START RECORD EXCERPTS
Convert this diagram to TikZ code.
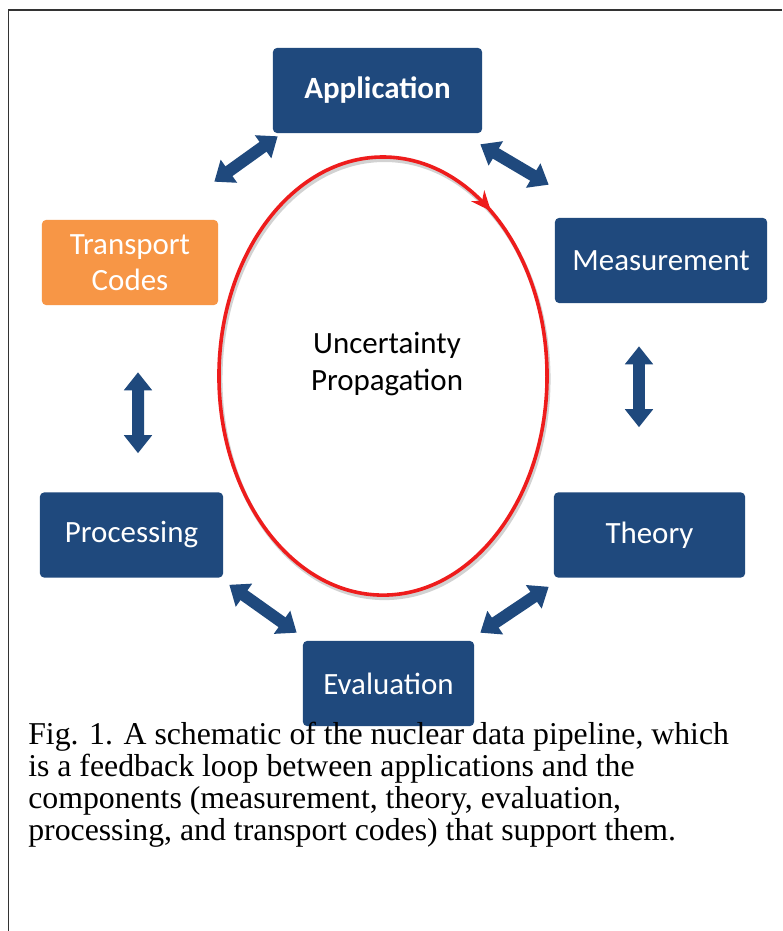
\documentclass[tikz,border=0pt]{standalone}
\usepackage{fontspec}
\setmainfont{Liberation Serif}
\newfontfamily\boxfont{Carlito}
\usetikzlibrary{calc}
\usetikzlibrary{arrows.meta}
\usetikzlibrary{decorations.markings}

\definecolor{navy}{HTML}{1F497D}
\definecolor{tangerine}{HTML}{F79646}
\definecolor{loopred}{HTML}{EE1C1C}

\tikzset{
	stage/.style={fill=navy, text=white, rounded corners=0.1cm, minimum height=2.125cm, inner sep=0pt, align=center, font=\boxfont\fontsize{22}{26}\selectfont},
	dblarrow/.style={draw=navy, line width=0.3cm, {Triangle[width=0.68cm,length=0.45cm]}-{Triangle[width=0.68cm,length=0.45cm]}}
}

\begin{document}
\begin{tikzpicture}[x=0.025cm, y=-0.025cm]

	%Page and frame
	\useasboundingbox (0,0) rectangle (782,931);
	\fill[white] (0,0) rectangle (782,931);
	\draw[line width=0.04cm, black!80] (8.5,931) -- (8.5,10) -- (782,10);

	%The loop in the middle, drawn clockwise from the top
	\draw[gray!35, line width=0.1cm] (384.5,160) arc[start angle=90, end angle=-270, x radius=4.1cm, y radius=5.475cm];
	\draw[loopred, line width=0.09cm, postaction={decorate}, decoration={markings, mark=at position 0.103 with {\arrow{Stealth[length=0.5cm,width=0.42cm]}}}] (383,157) arc[start angle=90, end angle=-270, x radius=4.1cm, y radius=5.475cm];
	\node[font=\boxfont\fontsize{22}{26.3}\selectfont, align=center](up) at (387,364) {Uncertainty\\Propagation};

	%The six stages
	\node[stage, minimum width=5.225cm, font=\boxfont\bfseries\fontsize{22}{26}\selectfont](app) at (377.5,90.5) {Application};
	\node[stage, minimum width=4.4cm, fill=tangerine](trans) at (130,262.5) {Transport\\Codes};
	\node[stage, minimum width=5.3cm](meas) at (661,260.5) {Measurement};
	\node[stage, minimum width=4.575cm](proc) at (131.5,535) {Processing};
	\node[stage, minimum width=4.775cm](theo) at (649.5,535) {Theory};
	\node[stage, minimum width=4.275cm](eval) at (388.5,683.5) {Evaluation};

	%Double arrows between the stages
	\draw[dblarrow] ($(app.south west)+(5,3)$) -- ($(trans.north east)+(-4,-38)$);
	\draw[dblarrow] ($(app.south east)+(-2,11)$) -- ($(meas.north west)+(-6,-33)$);
	\draw[dblarrow] ($(trans.south)+(8,67)$) -- ($(proc.north)+(6.5,-39)$);
	\draw[dblarrow] ($(meas.south)+(-22,43)$) -- ($(theo.north)+(-10.5,-65)$);
	\draw[dblarrow] ($(proc.south east)+(6,7)$) -- ($(eval.north west)+(-6,-8)$);
	\draw[dblarrow] ($(theo.south west)+(-5,9)$) -- ($(eval.north east)+(6,-8)$);

	%Caption
	\node[anchor=north west, inner sep=0pt, align=left, font=\fontsize{22.6}{22.6}\selectfont](cap) at (28,722) {Fig. 1. A schematic of the nuclear data pipeline, which\\is a feedback loop between applications and the\\components (measurement, theory, evaluation,\\processing, and transport codes) that support them.};

\end{tikzpicture}
\end{document}
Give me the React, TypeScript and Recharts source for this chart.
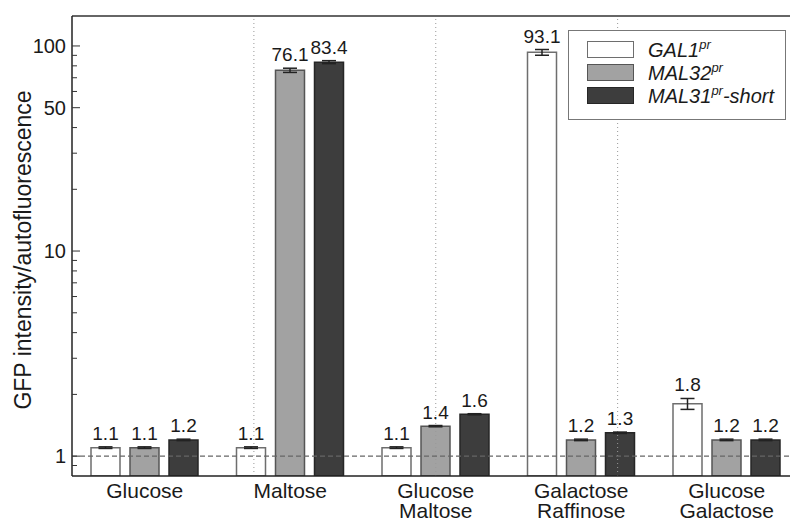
import React from 'react';
import {
  BarChart,
  Bar,
  XAxis,
  YAxis,
  ErrorBar,
  LabelList,
  ReferenceLine,
  Legend,
} from 'recharts';

// media / conditions (two-line labels split on \n)
const categories = ['Glucose', 'Maltose', 'Glucose\nMaltose', 'Galactose\nRaffinose', 'Glucose\nGalactose'];

// fold change per promoter
const gal1 = [1.1, 1.1, 1.1, 93.1, 1.8];
const mal32 = [1.1, 76.1, 1.4, 1.2, 1.2];
const mal31 = [1.2, 83.4, 1.6, 1.3, 1.2];

// error bar half-widths (estimated)
const gal1Err = [0.01, 0.01, 0.01, 3.0, 0.11];
const mal32Err = [0.01, 1.8, 0.01, 0.01, 0.01];
const mal31Err = [0.01, 1.4, 0.01, 0.01, 0.01];

const majorTicks = [1, 10, 50, 100];
const yTicks = [0.9, 1, 2, 3, 4, 5, 6, 7, 8, 9, 10, 20, 30, 40, 50, 60, 70, 80, 90, 100];

const Y_MIN = 0.8;
const Y_MAX = 140;

const W = 820;
const H = 520;
const M = { top: 16, right: 20.5, bottom: 0, left: 0 };
const X_AXIS_H = 44;
const PLOT_H = H - M.top - M.bottom - X_AXIS_H;
const PX_PER_DECADE = PLOT_H / Math.log10(Y_MAX / Y_MIN);

const FONT = '"Liberation Sans", Arial, Helvetica, sans-serif';

const series = [
  { key: 'gal1', err: 'gal1Err', vals: gal1, errs: gal1Err, fill: '#ffffff', stroke: '#6e6e6e', name: 'GAL1', suffix: '' },
  { key: 'mal32', err: 'mal32Err', vals: mal32, errs: mal32Err, fill: '#a2a2a2', stroke: '#555555', name: 'MAL32', suffix: '' },
  { key: 'mal31', err: 'mal31Err', vals: mal31, errs: mal31Err, fill: '#3d3d3d', stroke: '#262626', name: 'MAL31', suffix: '-short' },
];

const rows = categories.map((name, i) => ({
  name,
  gal1: gal1[i],
  mal32: mal32[i],
  mal31: mal31[i],
  gal1Err: gal1Err[i],
  mal32Err: mal32Err[i],
  mal31Err: mal31Err[i],
}));

const CatTick = ({ x, y, payload }: any) => {
  const lines = String(payload.value).split('\n');
  return (
    <g>
      {lines.map((l, i) => (
        <text key={i} x={x} y={y + 22 + i * 20} textAnchor="middle" fontSize={21} fontFamily={FONT} fill="#1a1a1a">
          {l}
        </text>
      ))}
    </g>
  );
};

const YTick = ({ x, y, payload }: any) => {
  const v = payload.value;
  const major = majorTicks.includes(v);
  return (
    <g>
      <line x1={x} x2={x + (major ? 8 : 5)} y1={y} y2={y} stroke="#333" strokeWidth={1} />
      {major && (
        <text x={x - 6} y={y} dy={7} textAnchor="end" fontSize={20} fontFamily={FONT} fill="#1a1a1a">
          {v}
        </text>
      )}
    </g>
  );
};

// value label sits just above the error bar's upper whisker
const makeLabel = (vals: number[], errs: number[]) => (p: any) => {
  const i = p.index;
  const v = vals[i];
  const e = errs[i];
  const lift = PX_PER_DECADE * Math.log10((v + e) / v);
  return (
    <text
      x={Number(p.x) + Number(p.width) / 2}
      y={Number(p.y) - lift - 7}
      textAnchor="middle"
      fontSize={19}
      fontFamily={FONT}
      fill="#1a1a1a"
    >
      {v.toFixed(1)}
    </text>
  );
};

const LegendBox = () => (
  <div
    style={{
      boxSizing: 'border-box',
      width: 218,
      height: 90,
      border: '1.5px solid #777',
      background: '#fff',
      padding: '7px 0 0 18px',
      fontFamily: FONT,
    }}
  >
    {series.map((s) => (
      <div key={s.key} style={{ display: 'flex', alignItems: 'center', height: 23 }}>
        <span
          style={{
            display: 'inline-block',
            boxSizing: 'border-box',
            width: 47,
            height: 17,
            background: s.fill,
            border: `1.5px solid ${s.stroke}`,
            marginRight: 14,
          }}
        />
        <span style={{ fontStyle: 'italic', fontSize: 20, color: '#1a1a1a', lineHeight: 1, whiteSpace: 'nowrap' }}>
          {s.name}
          <span style={{ fontSize: 13, position: 'relative', top: -8 }}>pr</span>
          {s.suffix}
        </span>
      </div>
    ))}
  </div>
);

export default function App() {
  return (
    <div style={{ position: 'absolute', left: 0, top: 0, width: 790, height: 520, overflow: 'hidden', background: '#fff' }}>
      <BarChart width={W} height={H} data={rows} margin={M} barCategoryGap={19} barGap={10}>
        <XAxis
          dataKey="name"
          height={X_AXIS_H}
          tickLine={false}
          tickSize={0}
          tickMargin={0}
          interval={0}
          axisLine={{ stroke: '#222', strokeWidth: 1.5 }}
          tick={<CatTick />}
        />
        <XAxis xAxisId="div" type="number" domain={[0, categories.length]} hide />
        <YAxis
          width={72}
          scale="log"
          type="number"
          domain={[Y_MIN, Y_MAX]}
          allowDataOverflow
          ticks={yTicks}
          interval={0}
          tickLine={false}
          tickSize={0}
          tickMargin={0}
          axisLine={{ stroke: '#222', strokeWidth: 1.5 }}
          tick={<YTick />}
          label={{
            content: () => (
              <text
                x={31}
                y={250}
                transform="rotate(-90 31 250)"
                textAnchor="middle"
                fontSize={23}
                fontFamily={FONT}
                fill="#1a1a1a"
              >
                GFP intensity/autofluorescence
              </text>
            ),
          }}
        />
        {[1, 2, 3, 4].map((d) => (
          <ReferenceLine key={d} x={d} xAxisId="div" stroke="#999" strokeDasharray="1 3" />
        ))}
        <ReferenceLine x={categories.length} xAxisId="div" stroke="#333" strokeWidth={1.5} />
        <ReferenceLine y={Y_MAX} stroke="#333" strokeWidth={1.5} />
        <ReferenceLine y={1} stroke="#666" strokeDasharray="5 3" strokeWidth={1.2} />
        {series.map((s) => (
          <Bar
            key={s.key}
            dataKey={s.key}
            fill={s.fill}
            stroke={s.stroke}
            strokeWidth={1.5}
            isAnimationActive={false}
          >
            <ErrorBar dataKey={s.err} width={7} stroke="#222" strokeWidth={1.5} />
            <LabelList dataKey={s.key} content={makeLabel(s.vals, s.errs)} />
          </Bar>
        ))}
        <Legend
          layout="vertical"
          align="center"
          verticalAlign="middle"
          content={() => <LegendBox />}
          wrapperStyle={{ left: 568, top: 30, width: 218, height: 90 }}
        />
      </BarChart>
    </div>
  );
}
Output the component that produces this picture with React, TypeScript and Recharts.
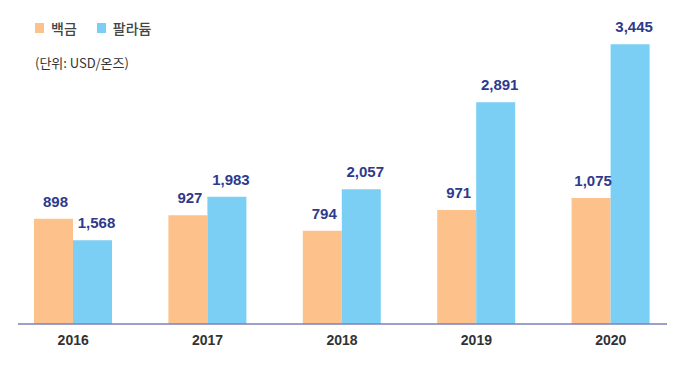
import { Bar, BarChart, LabelList, XAxis, YAxis } from "recharts";

const years = ["2016", "2017", "2018", "2019", "2020"];
const platinum = [898, 927, 794, 971, 1075];
const palladium = [1568, 1983, 2057, 2891, 3445];

const PT_COLOR = "#fdc18c";
const PD_COLOR = "#7bcff4";
const LABEL_COLOR = "#2e3a8c";

const data = years.map((year, i) => ({
  year,
  platinum: platinum[i],
  palladium: palladium[i],
}));

const fmt = (v: any) => Number(v).toLocaleString("en-US");

const numFont = "'Liberation Sans', Arial, sans-serif";
const krFont = "'Noto Sans CJK KR', 'Noto Sans', sans-serif";

const LegendBox = () => (
  <div style={{ position: "absolute", left: 35, top: 17, fontFamily: krFont, color: "#444" }}>
    <div style={{ display: "flex", alignItems: "center", fontSize: 14, fontWeight: 500, height: 22 }}>
      <span style={{ width: 9, height: 10, background: PT_COLOR, marginRight: 7 }} />
      <span style={{ marginRight: 20 }}>백금</span>
      <span style={{ width: 9, height: 10, background: PD_COLOR, marginRight: 7 }} />
      <span>팔라듐</span>
    </div>
    <div style={{ fontSize: 13, marginTop: 14, color: "#333" }}>(단위: USD/온즈)</div>
  </div>
);

export default function App() {
  return (
    <div style={{ position: "absolute", left: 0, top: 0, width: 700, height: 366, background: "#fff" }}>
      <BarChart
        width={700}
        height={366}
        data={data}
        margin={{ top: 24, right: 33, left: 18, bottom: 12 }}
        barCategoryGap={28}
        barGap={0}
      >
        <XAxis
          dataKey="year"
          height={30}
          padding={{ left: -12, right: -11 }}
          axisLine={{ stroke: "#7d80b8", strokeWidth: 1.5 }}
          tickLine={false}
          tickSize={0}
          tickMargin={11}
          tick={{ fill: "#333", fontSize: 14, fontWeight: 700, fontFamily: numFont }}
        />
        <YAxis yAxisId="pt" hide domain={[0, 2557]} />
        <YAxis yAxisId="pd" hide domain={[764, 3640]} allowDataOverflow />
        <Bar yAxisId="pt" dataKey="platinum" fill={PT_COLOR} isAnimationActive={false}>
          <LabelList
            dataKey="platinum"
            position="top"
            offset={12}
            formatter={fmt}
            fill={LABEL_COLOR}
            fontSize={15}
            fontWeight={700}
            fontFamily={numFont}
            dx={2}
          />
        </Bar>
        <Bar yAxisId="pd" dataKey="palladium" fill={PD_COLOR} isAnimationActive={false}>
          <LabelList
            dataKey="palladium"
            position="top"
            offset={12}
            formatter={fmt}
            fill={LABEL_COLOR}
            fontSize={15}
            fontWeight={700}
            fontFamily={numFont}
            dx={4}
          />
        </Bar>
      </BarChart>
      <LegendBox />
    </div>
  );
}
END RECORD EXCERPTS
## SET EXERCISE
Omitting all pictures, restate exactly the lines of the material from its start through the line that contains "align=center](up) at (387,364)".

## IN RESPONSE
Convert this diagram to TikZ code.
\documentclass[tikz,border=0pt]{standalone}
\usepackage{fontspec}
\setmainfont{Liberation Serif}
\newfontfamily\boxfont{Carlito}
\usetikzlibrary{calc}
\usetikzlibrary{arrows.meta}
\usetikzlibrary{decorations.markings}

\definecolor{navy}{HTML}{1F497D}
\definecolor{tangerine}{HTML}{F79646}
\definecolor{loopred}{HTML}{EE1C1C}

\tikzset{
	stage/.style={fill=navy, text=white, rounded corners=0.1cm, minimum height=2.125cm, inner sep=0pt, align=center, font=\boxfont\fontsize{22}{26}\selectfont},
	dblarrow/.style={draw=navy, line width=0.3cm, {Triangle[width=0.68cm,length=0.45cm]}-{Triangle[width=0.68cm,length=0.45cm]}}
}

\begin{document}
\begin{tikzpicture}[x=0.025cm, y=-0.025cm]

	%Page and frame
	\useasboundingbox (0,0) rectangle (782,931);
	\fill[white] (0,0) rectangle (782,931);
	\draw[line width=0.04cm, black!80] (8.5,931) -- (8.5,10) -- (782,10);

	%The loop in the middle, drawn clockwise from the top
	\draw[gray!35, line width=0.1cm] (384.5,160) arc[start angle=90, end angle=-270, x radius=4.1cm, y radius=5.475cm];
	\draw[loopred, line width=0.09cm, postaction={decorate}, decoration={markings, mark=at position 0.103 with {\arrow{Stealth[length=0.5cm,width=0.42cm]}}}] (383,157) arc[start angle=90, end angle=-270, x radius=4.1cm, y radius=5.475cm];
	\node[font=\boxfont\fontsize{22}{26.3}\selectfont, align=center](up) at (387,364) {Uncertainty\\Propagation};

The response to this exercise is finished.